Which is where switches came in. Early switches required you to configure them. Computer A would be connected to port A, computer B to B, and etc. The beauty of a switch was that, when computer A needed to speak to computer J, the switch would take the message from A, and send it on ONLY to J. Because it knew J was connected to port J.
Then came along these pesky folks who, damnit, moved the computer. Back when a "computer" was a room-sized device that required a staff to worship, clean, manage, and do all other sorts of private things to it, computers did not physically move. That cell phone in your pocket is a number of leaps beyond the room-sized computers which sent man to the moon, but it's still got a couple of addresses - the phone number, and if it's a smart phone, an IP Address that allows it to get internet traffic.
Once computers started moving, managed switches were moved back into the wiring closet, and unmanaged switches were invented. They just looked for connected computers, got each one's address, and then when a message came in from another computer, it said "oh, hey, computer J is now connected to port Q" - and it still filtered the noise out there, but it did it much faster, without a whole lot of oversight.
These days, that little device sitting next to your modem is a router, because it routes traffic from your internal network to the bridge - or modem, as we now call them - that connects to the internet. It prevents a lot of dangerous, naughty traffic from breaching into your home network. It confines the traffic on your internal network so that, if you're sending a document from your computer to your printer, it directs the message to ONLY the printer - and when the printer says "all done, come get it" that message is returned to your computer - not to the dishwasher, the fridge, or the TV in the living room, all of which might be connected.

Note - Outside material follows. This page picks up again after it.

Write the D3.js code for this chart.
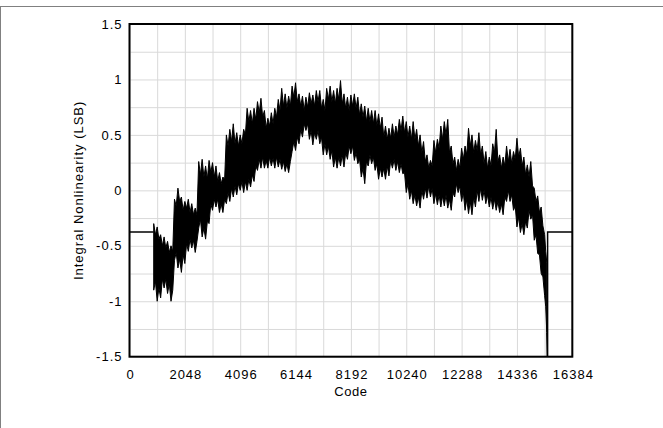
<!DOCTYPE html>
<html><head><meta charset="utf-8">
<script src="https://cdn.jsdelivr.net/npm/d3@7"></script>
<style>body{margin:0;background:#fff;} svg{display:block;}</style>
</head><body><svg id="c" width="663" height="428"></svg>
<script>
// ---- data ----
const xTickValues = [0, 2048, 4096, 6144, 8192, 10240, 12288, 14336, 16384];
const yTickValues = [-1.5, -1, -0.5, 0, 0.5, 1, 1.5];
const xGridValues = [0,1024,2048,3072,4096,5120,6144,7168,8192,9216,10240,11264,12288,13312,14336,15360,16384];
const yGridValues = [-1.5,-1.25,-1,-0.75,-0.5,-0.25,0,0.25,0.5,0.75,1,1.25,1.5];

// envelope of the INL band: spike tips at these codes
const bandCodes = [896,1024,1152,1280,1408,1536,1664,1792,1920,2048,
 2176,2304,2432,2560,2688,2816,2944,3072,3200,3328,
 3456,3584,3712,3840,3968,4096,4224,4352,4480,4608,
 4736,4864,4992,5120,5248,5376,5504,5632,5760,5888,
 6016,6144,6272,6400,6528,6656,6784,6912,7040,7168,
 7296,7424,7552,7680,7808,7936,8064,8192,8320,8448,
 8576,8704,8832,8960,9088,9216,9344,9472,9600,9728,
 9856,9984,10112,10240,10368,10496,10624,10752,10880,11008,
 11136,11264,11392,11520,11648,11776,11904,12032,12160,12288,
 12416,12544,12672,12800,12928,13056,13184,13312,13440,13568,
 13696,13824,13952,14080,14208,14336,14464,14592,14720,14848,
 14976,15104,15232,15360,15440];
const bandUpper = [-0.30,-0.33,-0.40,-0.42,-0.46,-0.50,-0.08,0.02,-0.06,-0.10,
 -0.08,-0.12,-0.16,0.26,0.28,0.22,0.27,0.25,0.22,0.16,
 0.12,0.50,0.55,0.60,0.52,0.50,0.55,0.74,0.72,0.74,
 0.80,0.83,0.72,0.65,0.70,0.74,0.82,0.92,0.87,0.85,
 0.94,0.97,0.87,0.85,0.84,0.88,0.86,0.90,0.90,0.82,
 0.92,0.94,0.90,0.92,0.99,0.87,0.84,0.86,0.87,0.84,
 0.78,0.76,0.74,0.72,0.72,0.69,0.66,0.58,0.56,0.60,
 0.58,0.64,0.67,0.62,0.58,0.62,0.55,0.50,0.44,0.32,
 0.27,0.45,0.46,0.58,0.62,0.64,0.40,0.30,0.28,0.38,
 0.40,0.56,0.50,0.45,0.52,0.40,0.35,0.30,0.42,0.55,
 0.32,0.30,0.40,0.37,0.35,0.47,0.38,0.30,0.23,0.26,
 0.02,-0.05,-0.15,-0.40,-0.65];
const bandLower = [-0.90,-1.00,-0.97,-0.88,-0.93,-1.00,-0.63,-0.70,-0.74,-0.66,
 -0.55,-0.52,-0.56,-0.34,-0.42,-0.44,-0.30,-0.18,-0.15,-0.20,
 -0.20,-0.12,-0.10,-0.06,-0.04,0.00,-0.02,0.00,0.03,0.08,
 0.18,0.20,0.20,0.20,0.22,0.20,0.21,0.19,0.17,0.16,
 0.35,0.36,0.42,0.48,0.54,0.46,0.41,0.46,0.42,0.32,
 0.32,0.28,0.21,0.20,0.22,0.21,0.28,0.33,0.27,0.24,
 0.12,0.06,0.22,0.24,0.18,0.10,0.12,0.10,0.13,0.20,
 0.18,0.16,0.15,-0.02,-0.08,-0.12,-0.14,-0.16,-0.08,-0.07,
 -0.06,-0.12,-0.13,-0.15,-0.14,-0.16,-0.18,-0.06,-0.02,-0.10,
 -0.18,-0.21,-0.22,-0.15,-0.10,-0.09,-0.12,-0.15,-0.17,-0.18,
 -0.20,-0.22,-0.10,-0.10,-0.18,-0.33,-0.38,-0.40,-0.34,-0.26,
 -0.45,-0.57,-0.75,-0.95,-1.28];
// valleys between neighbouring spike tips (one per gap)
const bandUpperValley = [-0.40,-0.44,-0.50,-0.52,-0.56,-0.55,-0.14,-0.10,-0.18,-0.16,
 -0.20,-0.22,-0.22,0.14,0.12,0.10,0.16,0.12,0.08,0.06,
 0.10,0.40,0.44,0.42,0.40,0.42,0.50,0.62,0.60,0.64,
 0.70,0.66,0.56,0.58,0.60,0.66,0.72,0.76,0.74,0.76,
 0.84,0.80,0.76,0.72,0.75,0.78,0.76,0.80,0.74,0.72,
 0.82,0.80,0.78,0.82,0.78,0.74,0.72,0.76,0.74,0.68,
 0.66,0.62,0.62,0.60,0.58,0.56,0.48,0.46,0.47,0.48,
 0.50,0.54,0.52,0.48,0.46,0.46,0.40,0.34,0.26,0.20,
 0.22,0.34,0.38,0.46,0.50,0.34,0.24,0.18,0.20,0.28,
 0.32,0.40,0.34,0.36,0.32,0.24,0.20,0.22,0.34,0.26,
 0.20,0.22,0.26,0.24,0.28,0.30,0.22,0.14,0.12,0.04,
 -0.10,-0.20,-0.32,-0.55];
const bandLowerValley = [-0.82,-0.88,-0.80,-0.80,-0.84,-0.90,-0.56,-0.62,-0.58,-0.48,
 -0.44,-0.45,-0.46,-0.26,-0.34,-0.28,-0.12,-0.08,-0.08,-0.12,
 -0.08,-0.02,0.02,0.04,0.06,0.08,0.08,0.10,0.14,0.22,
 0.28,0.30,0.27,0.30,0.29,0.30,0.28,0.26,0.24,0.26,
 0.44,0.48,0.55,0.60,0.60,0.54,0.52,0.54,0.48,0.42,
 0.40,0.36,0.30,0.30,0.32,0.34,0.40,0.40,0.34,0.28,
 0.20,0.26,0.32,0.30,0.24,0.20,0.20,0.22,0.27,0.28,
 0.26,0.24,0.16,0.06,0.00,-0.04,-0.06,0.00,0.02,0.04,
 0.02,-0.03,-0.04,-0.05,-0.04,-0.08,-0.02,0.06,0.04,-0.02,
 -0.08,-0.10,-0.06,0.00,0.02,0.00,-0.04,-0.06,-0.08,-0.10,
 -0.12,-0.06,0.00,-0.04,-0.14,-0.24,-0.30,-0.28,-0.18,-0.22,
 -0.40,-0.58,-0.78,-1.05];

const leftCodes = [0, 896];
const leftValues = [-0.375, -0.375];
const tailCodes = [15440, 15470, 15470, 16384];
const tailValues = [-1.28, -1.65, -0.375, -0.375];

// ---- layout ----
const L = 129.5, R = 572.3, T = 24, B = 356.7;
const svg = d3.select("#c");
const x = d3.scaleLinear().domain([0, 16384]).range([L, R]);
const y = d3.scaleLinear().domain([-1.5, 1.5]).range([B, T]);
const font = "'Liberation Sans', Arial, sans-serif";

// page frame lines
svg.append("line").attr("x1", 0).attr("x2", 663).attr("y1", 6.5).attr("y2", 6.5)
  .attr("stroke", "#808080").attr("stroke-width", 1);
svg.append("line").attr("x1", 0.5).attr("x2", 0.5).attr("y1", 6).attr("y2", 428)
  .attr("stroke", "#808080").attr("stroke-width", 1);

// grid
const gx = svg.append("g").attr("transform", `translate(0,${B})`)
  .call(d3.axisBottom(x).tickValues(xGridValues).tickSize(-(B - T)).tickFormat(""));
const gy = svg.append("g").attr("transform", `translate(${L},0)`)
  .call(d3.axisLeft(y).tickValues(yGridValues).tickSize(-(R - L)).tickFormat(""));
[gx, gy].forEach(g => {
  g.select(".domain").remove();
  g.selectAll("line").attr("stroke", "#d9d9d9").attr("stroke-width", 1);
});

// clip
svg.append("clipPath").attr("id", "clip").append("rect")
  .attr("x", L).attr("y", T).attr("width", R - L).attr("height", B - T);

// build band: tips interleaved with valleys; upper and lower tips are offset
const upperPts = [], lowerPts = [];
bandCodes.forEach((c, i) => {
  upperPts.push([c, bandUpper[i]]);
  lowerPts.push([c, bandLower[i]]);
  if (i < bandCodes.length - 1) {
    const m = (c + bandCodes[i + 1]) / 2;
    upperPts.push([m, bandUpperValley[i]]);
    lowerPts.push([m, bandLowerValley[i]]);
  }
});
const line = d3.line().x(d => x(d[0])).y(d => y(d[1]));
// closed outline: along the upper envelope, back along the lower envelope
const outline = upperPts.concat(lowerPts.slice().reverse());

const plot = svg.append("g").attr("clip-path", "url(#clip)");
plot.append("path").datum(outline).attr("d", d => line(d) + "Z")
  .attr("fill", "#000").attr("stroke", "#000").attr("stroke-width", 1).attr("stroke-linejoin", "miter");
plot.append("path").datum(d3.zip(leftCodes, leftValues)).attr("d", line)
  .attr("fill", "none").attr("stroke", "#000").attr("stroke-width", 1.5);
plot.append("path").datum(d3.zip(tailCodes, tailValues)).attr("d", line)
  .attr("fill", "none").attr("stroke", "#000").attr("stroke-width", 1.5);

// border
svg.append("rect").attr("x", L).attr("y", T).attr("width", R - L).attr("height", B - T)
  .attr("fill", "none").attr("stroke", "#000").attr("stroke-width", 2);

// tick labels via axes
const ax = svg.append("g").attr("transform", `translate(0,${B})`)
  .call(d3.axisBottom(x).tickValues(xTickValues).tickSize(0).tickPadding(13).tickFormat(d => String(d)));
const ay = svg.append("g").attr("transform", `translate(${L},0)`)
  .call(d3.axisLeft(y).tickValues(yTickValues).tickSize(0).tickPadding(7).tickFormat(d => String(d)));
[ax, ay].forEach(g => {
  g.select(".domain").remove();
  g.selectAll("text").attr("font-family", font).attr("font-size", 13)
    .attr("letter-spacing", "1px").attr("fill", "#000");
});
ax.selectAll("text").attr("dx", "0.5px");

// axis titles
svg.append("text").attr("x", (L + R) / 2).attr("y", 396).attr("text-anchor", "middle")
  .attr("font-family", font).attr("font-size", 13).attr("letter-spacing", "0.5px").text("Code");
svg.append("text").attr("transform", `translate(83,${(T + B) / 2}) rotate(-90)`)
  .attr("text-anchor", "middle").attr("font-family", font).attr("font-size", 13)
  .attr("letter-spacing", "1px").text("Integral Nonlinearity (LSB)");
</script></body></html>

And it's that switch, and protective functions which we called "Firewalls" for a long time, that we're concerned with for today's dipshit spammer. Because the graphics in dipshit's message were trying to direct me to an address in the 10 block. That is, an IP address that starts 10.x.x.x - the Ten block being rather notoriously first issued to IBM for their computers. When they needed more, our Internet Forefathers said "what the hell, Big Blue, here you go - you can use all of the addresses behind 10 for your own purposes. As can any other large organization." When IBM screamed "it's not enough" the fine internet folks explained "look, buddy, each of your buildings can have an address within the ten block. That gives you 255 addresses from 10.1 to 10.255 - and each one of those 255 addresses can have another 65,000 addresses." IBM complained again, and that was when the folks said "yeah, but look - you have over 16 million addresses. Now within each of those 16 million, we're going to give you the ability to have another 65,000 locations because we're going to make the 192.168 block non-routeable too." That means that my ISP undoubtedly has a number of locations around the country that pass out a 10 block address to various concentrators - that is, more IP address servers - which assigns your modem a specific address when connected - and behind your modem, you have another 65,000 potential addresses.
Which stay on your internal network. Much like any 10-block address I might try to go to from a spammer's address, because he linked it to a computer on his home network - where I can't get to it because there's only about a million of them out there, give or take a bit.

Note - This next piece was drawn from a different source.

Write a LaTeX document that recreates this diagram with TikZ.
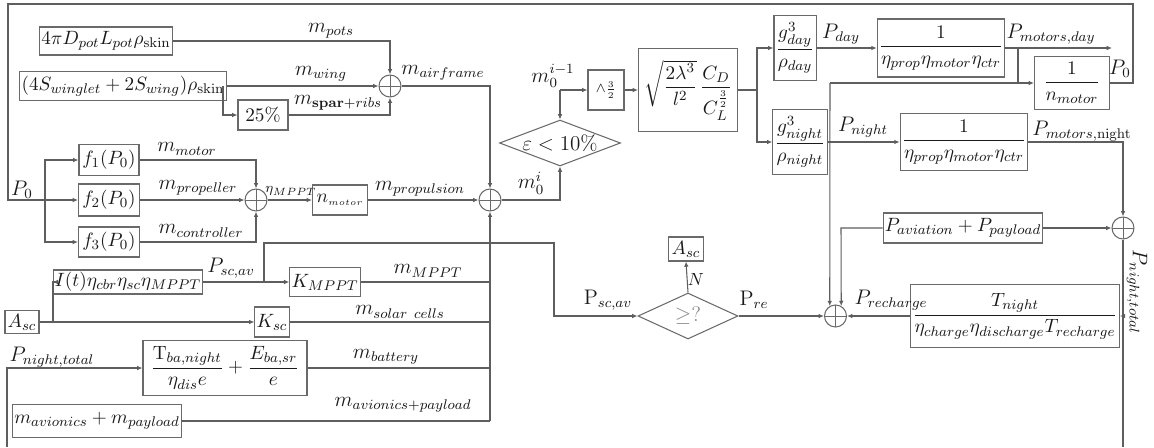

And so, my friends, to end today's bloviation on network security and dipshit spammers, it's easy to spot the rookies. They'll link to the malware on their home computer. Unfortunately, I can't report them to the police because that 10 block address could be anywhere from down the street to Bangladesh. Odds right now are it's not in Russia, because many internet backbone providers - you know, the folks with set static IP addresses - aren't dealing with Russian traffic thanks to their brutal assault on Ukraine.
So there you have it, dipshit spammers, IP tutorials, and a roundhouse jab to the nuts of Tsar Putin. I wish.